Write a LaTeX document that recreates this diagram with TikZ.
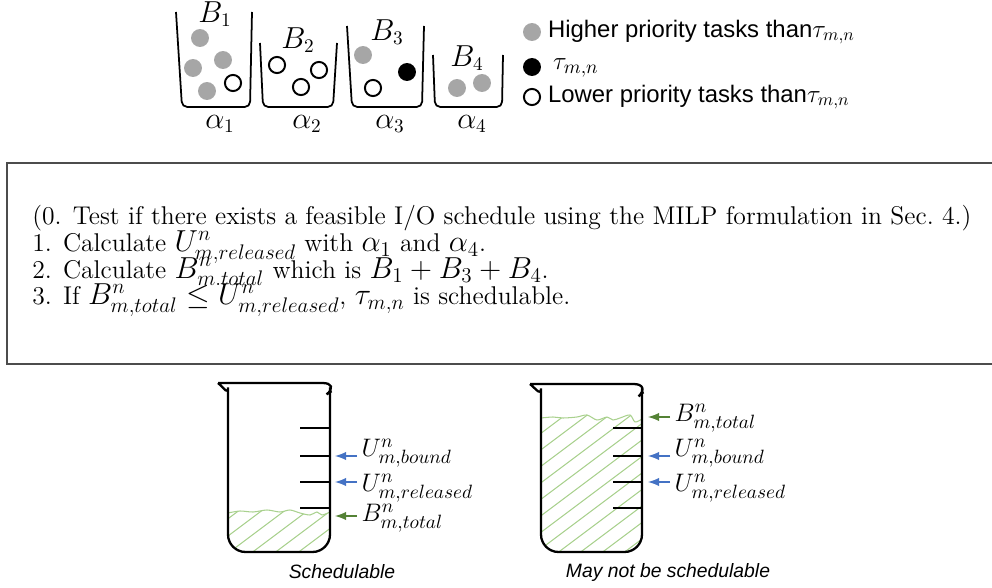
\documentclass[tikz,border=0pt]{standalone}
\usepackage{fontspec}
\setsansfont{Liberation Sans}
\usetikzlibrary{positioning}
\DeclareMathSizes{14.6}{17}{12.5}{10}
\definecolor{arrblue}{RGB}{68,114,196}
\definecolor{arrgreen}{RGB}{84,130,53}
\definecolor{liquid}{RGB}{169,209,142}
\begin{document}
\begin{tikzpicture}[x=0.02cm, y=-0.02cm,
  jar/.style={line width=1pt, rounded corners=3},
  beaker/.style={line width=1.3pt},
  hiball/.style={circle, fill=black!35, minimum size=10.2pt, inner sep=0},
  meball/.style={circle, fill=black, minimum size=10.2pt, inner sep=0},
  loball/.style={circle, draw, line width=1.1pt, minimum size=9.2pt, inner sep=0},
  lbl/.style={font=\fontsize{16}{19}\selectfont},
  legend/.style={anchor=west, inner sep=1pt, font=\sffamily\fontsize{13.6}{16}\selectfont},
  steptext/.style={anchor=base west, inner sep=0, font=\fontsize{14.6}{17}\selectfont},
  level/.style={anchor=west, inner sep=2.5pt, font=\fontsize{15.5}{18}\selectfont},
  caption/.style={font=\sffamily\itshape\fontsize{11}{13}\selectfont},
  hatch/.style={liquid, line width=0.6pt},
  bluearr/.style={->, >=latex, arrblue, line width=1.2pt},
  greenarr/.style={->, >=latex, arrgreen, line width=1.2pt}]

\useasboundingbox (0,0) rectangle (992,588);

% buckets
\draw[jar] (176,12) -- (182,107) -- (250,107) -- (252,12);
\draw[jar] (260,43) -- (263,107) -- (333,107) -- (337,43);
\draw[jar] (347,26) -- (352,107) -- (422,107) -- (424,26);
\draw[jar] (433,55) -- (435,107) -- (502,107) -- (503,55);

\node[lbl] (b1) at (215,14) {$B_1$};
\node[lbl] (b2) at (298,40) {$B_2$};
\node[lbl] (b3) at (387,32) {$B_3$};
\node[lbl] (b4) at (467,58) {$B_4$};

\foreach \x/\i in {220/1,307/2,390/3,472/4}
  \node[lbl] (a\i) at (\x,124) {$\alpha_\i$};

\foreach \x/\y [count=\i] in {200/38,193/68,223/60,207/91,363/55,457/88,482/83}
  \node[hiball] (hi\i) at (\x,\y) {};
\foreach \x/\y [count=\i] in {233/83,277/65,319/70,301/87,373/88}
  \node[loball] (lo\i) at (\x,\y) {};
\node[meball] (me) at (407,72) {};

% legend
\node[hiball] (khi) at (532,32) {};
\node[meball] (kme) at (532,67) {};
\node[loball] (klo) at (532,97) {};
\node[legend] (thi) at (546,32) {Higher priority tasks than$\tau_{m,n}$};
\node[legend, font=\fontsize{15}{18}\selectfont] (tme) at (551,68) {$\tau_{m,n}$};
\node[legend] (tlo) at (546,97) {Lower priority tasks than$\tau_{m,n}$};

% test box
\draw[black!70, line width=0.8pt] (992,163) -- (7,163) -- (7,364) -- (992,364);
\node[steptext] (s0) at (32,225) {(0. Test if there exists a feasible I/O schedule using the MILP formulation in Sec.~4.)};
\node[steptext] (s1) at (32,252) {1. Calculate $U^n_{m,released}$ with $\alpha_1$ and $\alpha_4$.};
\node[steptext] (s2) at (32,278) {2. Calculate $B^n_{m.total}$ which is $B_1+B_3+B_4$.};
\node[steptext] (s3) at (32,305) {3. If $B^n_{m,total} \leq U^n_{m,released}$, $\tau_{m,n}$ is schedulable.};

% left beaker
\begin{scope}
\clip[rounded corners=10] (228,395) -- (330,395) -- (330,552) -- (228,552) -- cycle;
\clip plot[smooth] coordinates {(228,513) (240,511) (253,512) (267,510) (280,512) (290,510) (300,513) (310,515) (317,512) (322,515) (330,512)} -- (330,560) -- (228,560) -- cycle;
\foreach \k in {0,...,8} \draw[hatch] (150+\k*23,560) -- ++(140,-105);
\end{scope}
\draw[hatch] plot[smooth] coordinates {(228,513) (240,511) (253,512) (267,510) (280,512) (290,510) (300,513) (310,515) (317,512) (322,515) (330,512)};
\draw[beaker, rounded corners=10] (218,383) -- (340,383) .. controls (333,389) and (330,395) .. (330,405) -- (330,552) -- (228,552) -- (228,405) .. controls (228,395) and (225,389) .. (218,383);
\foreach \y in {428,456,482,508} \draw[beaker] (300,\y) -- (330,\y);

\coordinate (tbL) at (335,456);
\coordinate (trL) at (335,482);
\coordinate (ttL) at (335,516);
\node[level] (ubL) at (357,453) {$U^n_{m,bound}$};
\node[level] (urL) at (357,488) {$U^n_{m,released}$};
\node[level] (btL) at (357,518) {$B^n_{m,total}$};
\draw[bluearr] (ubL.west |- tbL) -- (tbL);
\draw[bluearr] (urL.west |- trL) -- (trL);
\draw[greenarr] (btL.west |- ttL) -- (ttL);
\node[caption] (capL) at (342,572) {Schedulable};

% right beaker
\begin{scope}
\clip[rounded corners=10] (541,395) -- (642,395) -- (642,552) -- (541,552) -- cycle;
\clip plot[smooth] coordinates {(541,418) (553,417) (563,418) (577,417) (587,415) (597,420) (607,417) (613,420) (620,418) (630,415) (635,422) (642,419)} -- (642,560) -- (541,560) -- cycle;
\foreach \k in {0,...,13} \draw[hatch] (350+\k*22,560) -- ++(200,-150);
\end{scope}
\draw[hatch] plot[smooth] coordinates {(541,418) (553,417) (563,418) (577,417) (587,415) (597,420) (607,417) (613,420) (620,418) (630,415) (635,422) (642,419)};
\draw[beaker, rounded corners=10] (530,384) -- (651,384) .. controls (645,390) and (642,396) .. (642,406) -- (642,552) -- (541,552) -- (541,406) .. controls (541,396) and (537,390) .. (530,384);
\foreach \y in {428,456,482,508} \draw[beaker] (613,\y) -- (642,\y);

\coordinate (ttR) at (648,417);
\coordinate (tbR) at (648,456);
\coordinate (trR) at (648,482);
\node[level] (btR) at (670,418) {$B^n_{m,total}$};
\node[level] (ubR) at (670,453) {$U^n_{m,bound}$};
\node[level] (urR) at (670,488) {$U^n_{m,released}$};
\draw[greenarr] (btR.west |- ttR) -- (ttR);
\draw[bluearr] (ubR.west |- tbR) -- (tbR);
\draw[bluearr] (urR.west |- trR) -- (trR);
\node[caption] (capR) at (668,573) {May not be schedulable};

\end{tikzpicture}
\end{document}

## Task prompt:
Restate the whole listing above exactly, please, omitting every image.

## Exercise output:
Write a LaTeX document that recreates this diagram with TikZ.
\documentclass[tikz,border=0pt]{standalone}
\usepackage{fontspec}
\setsansfont{Liberation Sans}
\usetikzlibrary{positioning}
\DeclareMathSizes{14.6}{17}{12.5}{10}
\definecolor{arrblue}{RGB}{68,114,196}
\definecolor{arrgreen}{RGB}{84,130,53}
\definecolor{liquid}{RGB}{169,209,142}
\begin{document}
\begin{tikzpicture}[x=0.02cm, y=-0.02cm,
  jar/.style={line width=1pt, rounded corners=3},
  beaker/.style={line width=1.3pt},
  hiball/.style={circle, fill=black!35, minimum size=10.2pt, inner sep=0},
  meball/.style={circle, fill=black, minimum size=10.2pt, inner sep=0},
  loball/.style={circle, draw, line width=1.1pt, minimum size=9.2pt, inner sep=0},
  lbl/.style={font=\fontsize{16}{19}\selectfont},
  legend/.style={anchor=west, inner sep=1pt, font=\sffamily\fontsize{13.6}{16}\selectfont},
  steptext/.style={anchor=base west, inner sep=0, font=\fontsize{14.6}{17}\selectfont},
  level/.style={anchor=west, inner sep=2.5pt, font=\fontsize{15.5}{18}\selectfont},
  caption/.style={font=\sffamily\itshape\fontsize{11}{13}\selectfont},
  hatch/.style={liquid, line width=0.6pt},
  bluearr/.style={->, >=latex, arrblue, line width=1.2pt},
  greenarr/.style={->, >=latex, arrgreen, line width=1.2pt}]

\useasboundingbox (0,0) rectangle (992,588);

% buckets
\draw[jar] (176,12) -- (182,107) -- (250,107) -- (252,12);
\draw[jar] (260,43) -- (263,107) -- (333,107) -- (337,43);
\draw[jar] (347,26) -- (352,107) -- (422,107) -- (424,26);
\draw[jar] (433,55) -- (435,107) -- (502,107) -- (503,55);

\node[lbl] (b1) at (215,14) {$B_1$};
\node[lbl] (b2) at (298,40) {$B_2$};
\node[lbl] (b3) at (387,32) {$B_3$};
\node[lbl] (b4) at (467,58) {$B_4$};

\foreach \x/\i in {220/1,307/2,390/3,472/4}
  \node[lbl] (a\i) at (\x,124) {$\alpha_\i$};

\foreach \x/\y [count=\i] in {200/38,193/68,223/60,207/91,363/55,457/88,482/83}
  \node[hiball] (hi\i) at (\x,\y) {};
\foreach \x/\y [count=\i] in {233/83,277/65,319/70,301/87,373/88}
  \node[loball] (lo\i) at (\x,\y) {};
\node[meball] (me) at (407,72) {};

% legend
\node[hiball] (khi) at (532,32) {};
\node[meball] (kme) at (532,67) {};
\node[loball] (klo) at (532,97) {};
\node[legend] (thi) at (546,32) {Higher priority tasks than$\tau_{m,n}$};
\node[legend, font=\fontsize{15}{18}\selectfont] (tme) at (551,68) {$\tau_{m,n}$};
\node[legend] (tlo) at (546,97) {Lower priority tasks than$\tau_{m,n}$};

% test box
\draw[black!70, line width=0.8pt] (992,163) -- (7,163) -- (7,364) -- (992,364);
\node[steptext] (s0) at (32,225) {(0. Test if there exists a feasible I/O schedule using the MILP formulation in Sec.~4.)};
\node[steptext] (s1) at (32,252) {1. Calculate $U^n_{m,released}$ with $\alpha_1$ and $\alpha_4$.};
\node[steptext] (s2) at (32,278) {2. Calculate $B^n_{m.total}$ which is $B_1+B_3+B_4$.};
\node[steptext] (s3) at (32,305) {3. If $B^n_{m,total} \leq U^n_{m,released}$, $\tau_{m,n}$ is schedulable.};

% left beaker
\begin{scope}
\clip[rounded corners=10] (228,395) -- (330,395) -- (330,552) -- (228,552) -- cycle;
\clip plot[smooth] coordinates {(228,513) (240,511) (253,512) (267,510) (280,512) (290,510) (300,513) (310,515) (317,512) (322,515) (330,512)} -- (330,560) -- (228,560) -- cycle;
\foreach \k in {0,...,8} \draw[hatch] (150+\k*23,560) -- ++(140,-105);
\end{scope}
\draw[hatch] plot[smooth] coordinates {(228,513) (240,511) (253,512) (267,510) (280,512) (290,510) (300,513) (310,515) (317,512) (322,515) (330,512)};
\draw[beaker, rounded corners=10] (218,383) -- (340,383) .. controls (333,389) and (330,395) .. (330,405) -- (330,552) -- (228,552) -- (228,405) .. controls (228,395) and (225,389) .. (218,383);
\foreach \y in {428,456,482,508} \draw[beaker] (300,\y) -- (330,\y);

\coordinate (tbL) at (335,456);
\coordinate (trL) at (335,482);
\coordinate (ttL) at (335,516);
\node[level] (ubL) at (357,453) {$U^n_{m,bound}$};
\node[level] (urL) at (357,488) {$U^n_{m,released}$};
\node[level] (btL) at (357,518) {$B^n_{m,total}$};
\draw[bluearr] (ubL.west |- tbL) -- (tbL);
\draw[bluearr] (urL.west |- trL) -- (trL);
\draw[greenarr] (btL.west |- ttL) -- (ttL);
\node[caption] (capL) at (342,572) {Schedulable};

% right beaker
\begin{scope}
\clip[rounded corners=10] (541,395) -- (642,395) -- (642,552) -- (541,552) -- cycle;
\clip plot[smooth] coordinates {(541,418) (553,417) (563,418) (577,417) (587,415) (597,420) (607,417) (613,420) (620,418) (630,415) (635,422) (642,419)} -- (642,560) -- (541,560) -- cycle;
\foreach \k in {0,...,13} \draw[hatch] (350+\k*22,560) -- ++(200,-150);
\end{scope}
\draw[hatch] plot[smooth] coordinates {(541,418) (553,417) (563,418) (577,417) (587,415) (597,420) (607,417) (613,420) (620,418) (630,415) (635,422) (642,419)};
\draw[beaker, rounded corners=10] (530,384) -- (651,384) .. controls (645,390) and (642,396) .. (642,406) -- (642,552) -- (541,552) -- (541,406) .. controls (541,396) and (537,390) .. (530,384);
\foreach \y in {428,456,482,508} \draw[beaker] (613,\y) -- (642,\y);

\coordinate (ttR) at (648,417);
\coordinate (tbR) at (648,456);
\coordinate (trR) at (648,482);
\node[level] (btR) at (670,418) {$B^n_{m,total}$};
\node[level] (ubR) at (670,453) {$U^n_{m,bound}$};
\node[level] (urR) at (670,488) {$U^n_{m,released}$};
\draw[greenarr] (btR.west |- ttR) -- (ttR);
\draw[bluearr] (ubR.west |- tbR) -- (tbR);
\draw[bluearr] (urR.west |- trR) -- (trR);
\node[caption] (capR) at (668,573) {May not be schedulable};

\end{tikzpicture}
\end{document}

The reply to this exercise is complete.